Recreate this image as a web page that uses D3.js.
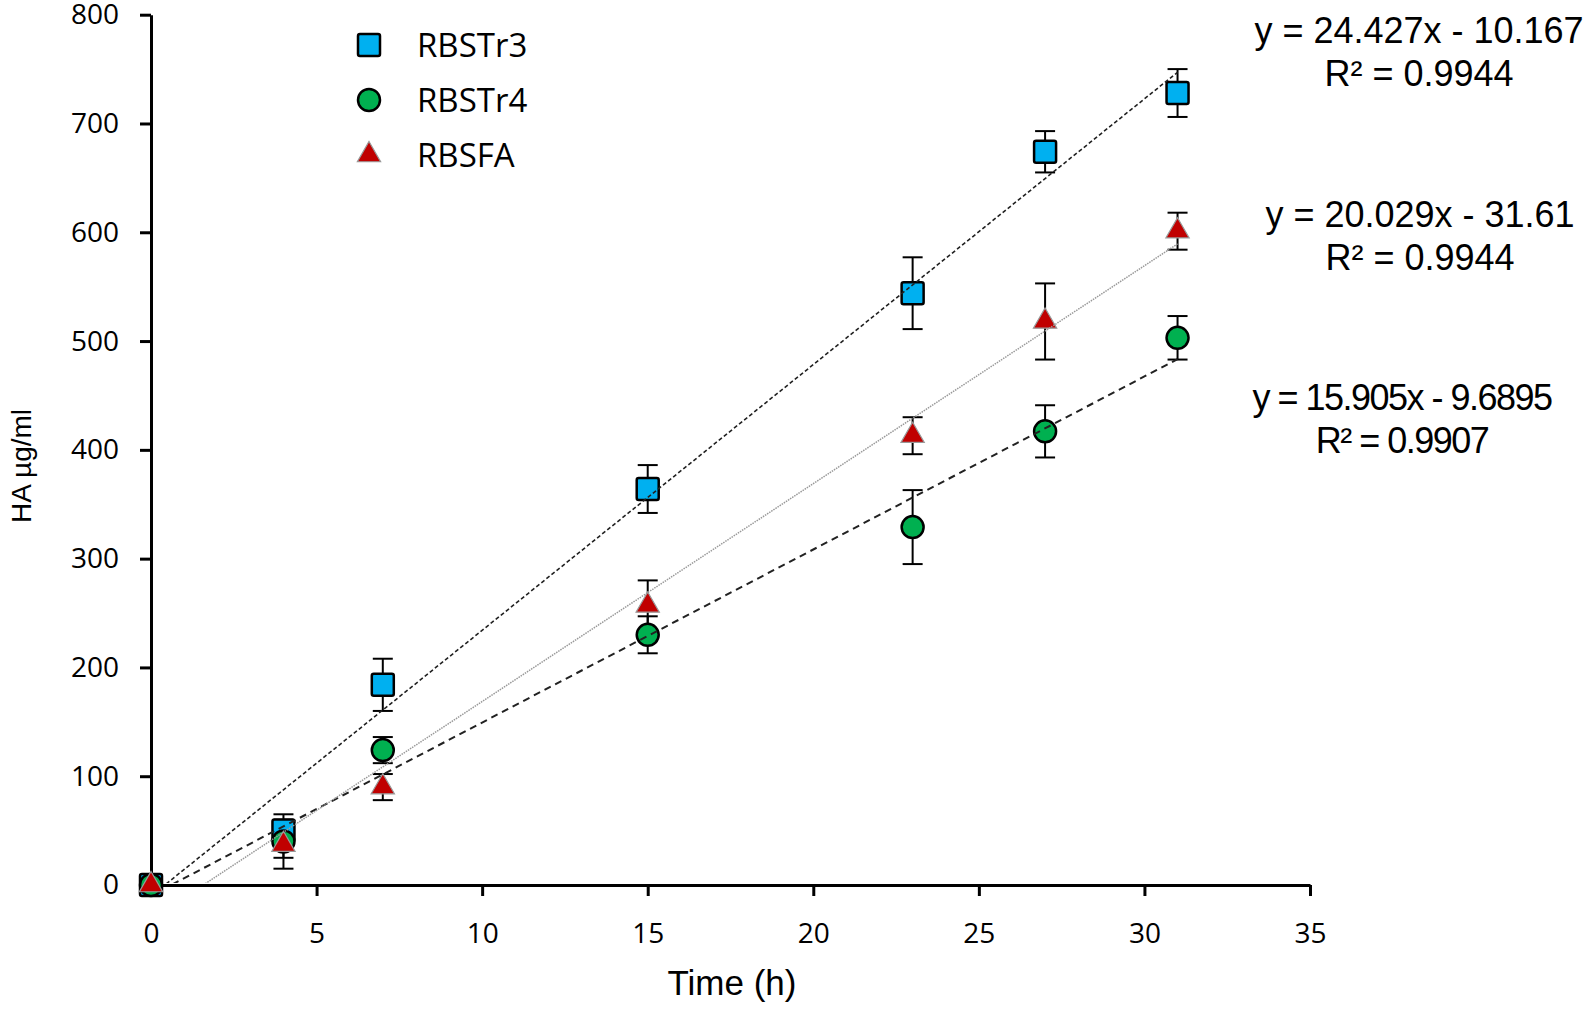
<!DOCTYPE html>
<html>
<head>
<meta charset="utf-8">
<script src="https://cdn.jsdelivr.net/npm/d3@7"></script>
<style>
 body { margin: 0; background: #fff; }
 .axis path, .axis line { stroke: #000; stroke-width: 3; }
 .axis text { font-family: "Open Sans", sans-serif; font-size: 28px; fill: #000; }
 .eq { font-family: "Liberation Sans", Arial, sans-serif; font-size: 36px; fill: #000; }
</style>
</head>
<body>
<script>

// time points (h)
var hours = [0, 4, 7, 15, 23, 27, 31]

var rbstr3 = [0, 50, 184, 364, 544, 674, 728]
var rbstr3_err = [0, 10, 24, 22, 33, 19, 22]

var rbstr4 = [0, 40, 124, 230, 329, 417, 503]
var rbstr4_err = [0, 25, 12, 17, 34, 24, 20]

var rbsfa = [0, 37, 90, 257, 413, 518, 601]
var rbsfa_err = [0, 12, 12, 23, 17, 35, 17]

var seriesNames = ['RBSTr3', 'RBSTr4', 'RBSFA']

// trendline equations as printed on the chart
var slopes = [24.427, 15.905, 20.029]
var intercepts = [-10.167, -9.6895, -31.61]
var eqText = [['y = 24.427x - 10.167', 'R² = 0.9944'],
              ['y = 15.905x - 9.6895', 'R² = 0.9907'],
              ['y = 20.029x - 31.61', 'R² = 0.9944']]

var xTicks = [0, 5, 10, 15, 20, 25, 30, 35]
var yTicks = [0, 100, 200, 300, 400, 500, 600, 700, 800]


var W = 1594, H = 1010

var svg = d3.select('body').append('svg').attr('width', W).attr('height', H)

var x = d3.scaleLinear().domain([0, 35]).range([151, 1310])
var y = d3.scaleLinear().domain([0, 800]).range([885, 14.7])

var series = [
  { name: seriesNames[0], vals: rbstr3, err: rbstr3_err, shape: 'square', fill: '#00b0f0', dash: '4,2.5', lc: '#222', lw: 1.6 },
  { name: seriesNames[1], vals: rbstr4, err: rbstr4_err, shape: 'circle', fill: '#00b050', dash: '7,5', lc: '#222', lw: 2 },
  { name: seriesNames[2], vals: rbsfa, err: rbsfa_err, shape: 'tri', fill: '#c00000', dash: '1.5,1', lc: '#999', lw: 1.5 }
]
series.forEach(function(s, i) {
  s.m = slopes[i]; s.b = intercepts[i]; s.eq = eqText[i]
  s.points = hours.map(function(h, j) { return { h: h, v: s.vals[j], e: s.err[j] } })
})

// axes
var gx = svg.append('g').attr('class', 'axis').attr('transform', 'translate(0,' + y(0) + ')')
  .call(d3.axisBottom(x).tickValues(xTicks).tickSize(11).tickSizeOuter(0).tickPadding(27))
gx.selectAll('text').attr('dy', '0.71em')

var gy = svg.append('g').attr('class', 'axis').attr('transform', 'translate(' + x(0) + ',0)')
  .call(d3.axisLeft(y).tickValues(yTicks).tickSize(11).tickSizeOuter(0).tickPadding(21))

svg.append('text').attr('x', 732).attr('y', 995).attr('text-anchor', 'middle')
  .style('font-family', '"Liberation Sans", Arial, sans-serif').style('font-size', '35px')
  .text('Time (h)')

svg.append('text').attr('transform', 'translate(31,466) rotate(-90)').attr('text-anchor', 'middle')
  .style('font-family', '"Liberation Sans", Arial, sans-serif').style('font-size', '28px')
  .text('HA µg/ml')

// clip for trendlines
svg.append('clipPath').attr('id', 'plot').append('rect')
  .attr('x', x(0)).attr('y', y(800)).attr('width', x(35) - x(0)).attr('height', y(0) - y(800) - 2)

function marker(sel, s, size) {
  if (s.shape == 'square') {
    sel.append('rect').attr('x', -size / 2).attr('y', -size / 2).attr('width', size).attr('height', size)
      .attr('rx', 2).attr('fill', s.fill).attr('stroke', '#000').attr('stroke-width', 2.5)
  } else if (s.shape == 'circle') {
    sel.append('circle').attr('r', size / 2).attr('fill', s.fill).attr('stroke', '#000').attr('stroke-width', 2.5)
  } else {
    // equilateral triangle about 23px wide
    sel.append('path').attr('d', d3.symbol().type(d3.symbolTriangle).size(235))
      .attr('fill', s.fill).attr('stroke', '#999').attr('stroke-width', 1.2)
  }
}

// error bars
series.forEach(function(s) {
  var eb = svg.append('g').selectAll('g').data(s.points.filter(function(d) { return d.e > 0 })).enter().append('g')
  eb.append('line').attr('x1', function(d) { return x(d.h) }).attr('x2', function(d) { return x(d.h) })
    .attr('y1', function(d) { return y(d.v + d.e) }).attr('y2', function(d) { return y(d.v - d.e) })
  ;[1, -1].forEach(function(sign) {
    eb.append('line').attr('x1', function(d) { return x(d.h) - 10 }).attr('x2', function(d) { return x(d.h) + 10 })
      .attr('y1', function(d) { return y(d.v + sign * d.e) }).attr('y2', function(d) { return y(d.v + sign * d.e) })
  })
  eb.selectAll('line').attr('stroke', '#000').attr('stroke-width', 2)
})

// markers
series.forEach(function(s) {
  svg.append('g').selectAll('g').data(s.points).enter().append('g')
    .attr('transform', function(d) { return 'translate(' + x(d.h) + ',' + y(d.v) + ')' })
    .each(function() { marker(d3.select(this), s, 22) })
})

// linear trendlines
var line = d3.line().x(function(d) { return x(d[0]) }).y(function(d) { return y(d[1]) })
series.forEach(function(s) {
  svg.append('path').attr('clip-path', 'url(#plot)')
    .attr('d', line([[0, s.b], [31, s.m * 31 + s.b]]))
    .attr('fill', 'none').attr('stroke', s.lc).attr('stroke-width', s.lw).attr('stroke-dasharray', s.dash)
})

// legend
var leg = svg.append('g').selectAll('g').data(series).enter().append('g')
  .attr('transform', function(d, i) { return 'translate(369,' + (45 + i * 55) + ')' })
leg.each(function(s) { marker(d3.select(this), s, 22) })
leg.append('text').attr('x', 48).attr('y', 12)
  .style('font-family', '"Open Sans", sans-serif').style('font-size', '33px')
  .text(function(d) { return d.name })

// equation labels
var eqPos = [[1419, 43, 0], [1402, 410, -1.5], [1420, 227, 0]]
series.forEach(function(s, i) {
  var p = eqPos[i]
  s.eq.forEach(function(t, k) {
    svg.append('text').attr('class', 'eq').attr('x', p[0]).attr('y', p[1] + k * 42.5)
      .attr('text-anchor', 'middle').style('letter-spacing', p[2] + 'px').text(t)
  })
})

</script>
</body>
</html>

************

**Exercise aim**
Your task is to return the lines above, from the first one up to and including the line containing "var W = 1594, H = 1010", minus any pictures.

**Exercise solution**
Recreate this image as a web page that uses D3.js.
<!DOCTYPE html>
<html>
<head>
<meta charset="utf-8">
<script src="https://cdn.jsdelivr.net/npm/d3@7"></script>
<style>
 body { margin: 0; background: #fff; }
 .axis path, .axis line { stroke: #000; stroke-width: 3; }
 .axis text { font-family: "Open Sans", sans-serif; font-size: 28px; fill: #000; }
 .eq { font-family: "Liberation Sans", Arial, sans-serif; font-size: 36px; fill: #000; }
</style>
</head>
<body>
<script>

// time points (h)
var hours = [0, 4, 7, 15, 23, 27, 31]

var rbstr3 = [0, 50, 184, 364, 544, 674, 728]
var rbstr3_err = [0, 10, 24, 22, 33, 19, 22]

var rbstr4 = [0, 40, 124, 230, 329, 417, 503]
var rbstr4_err = [0, 25, 12, 17, 34, 24, 20]

var rbsfa = [0, 37, 90, 257, 413, 518, 601]
var rbsfa_err = [0, 12, 12, 23, 17, 35, 17]

var seriesNames = ['RBSTr3', 'RBSTr4', 'RBSFA']

// trendline equations as printed on the chart
var slopes = [24.427, 15.905, 20.029]
var intercepts = [-10.167, -9.6895, -31.61]
var eqText = [['y = 24.427x - 10.167', 'R² = 0.9944'],
              ['y = 15.905x - 9.6895', 'R² = 0.9907'],
              ['y = 20.029x - 31.61', 'R² = 0.9944']]

var xTicks = [0, 5, 10, 15, 20, 25, 30, 35]
var yTicks = [0, 100, 200, 300, 400, 500, 600, 700, 800]


var W = 1594, H = 1010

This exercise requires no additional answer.